Um comunicado da associação “Vinos de Chile”, enviado no final da semana seguinte ao terremoto, informava os primeiros dados oficiais sobre as perdas, que devem chegar a 125 milhões de litros, somando vinhos a granel, engarrafados e de guarda, o equivalente a US$ 250 milhões. Felizmente para a indústria chilena, a colheita de 2009 foi abundante e os estoques alcançaram 1.010 milhões de litros, o que faz a perda ser equivalente a 12,5%.

É sabido que quanto mais bem preparado o país, mais fácil é superar um episódio devastador e traumático como esse. O Chile, que para bem ou mal não é iniciante nesse tipo de ocorrência, foi rápido em levantar suas defesas e como goza de um governo forte e uma economia estável, deve voltar a normalidade em pouco tempo. As vinícolas estão, neste momento, buscando reparar com rapidez as estruturas necessárias para recebimento da nova safra em suas bodegas e despachando pedidos dentro das possibilidades que as estradas e portos permitem.
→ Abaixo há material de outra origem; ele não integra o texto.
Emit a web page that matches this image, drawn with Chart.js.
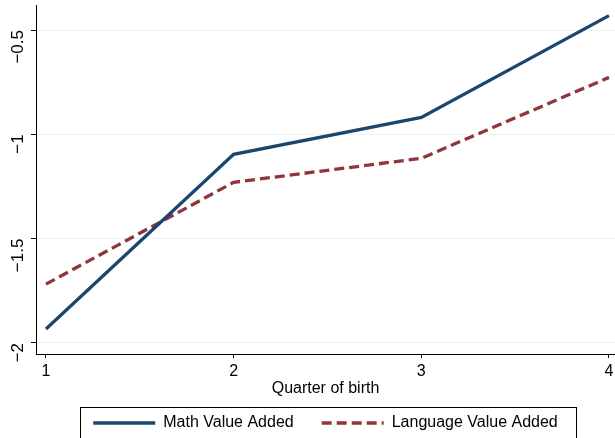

“Com o apoio e a confiança do trade e dos consumidores, a indústria do vinho no Chile se recuperará muito rápido e a colheita de 2010 será lembrada como uma muito especial. Ela terá sido fortalecida pela união e dinamismo dos produtores e do mercado que compreendem aquilo que nos é realmente fundamental, que é o fato de termos excepcionais condições naturais e o esforço de um país com irrevogável vocação vitícola, que nenhuma adversidade conseguirá diminuir”, afirmou José Miguel Viu, da Vinícola Viu Manent, em seu comunicado oficial.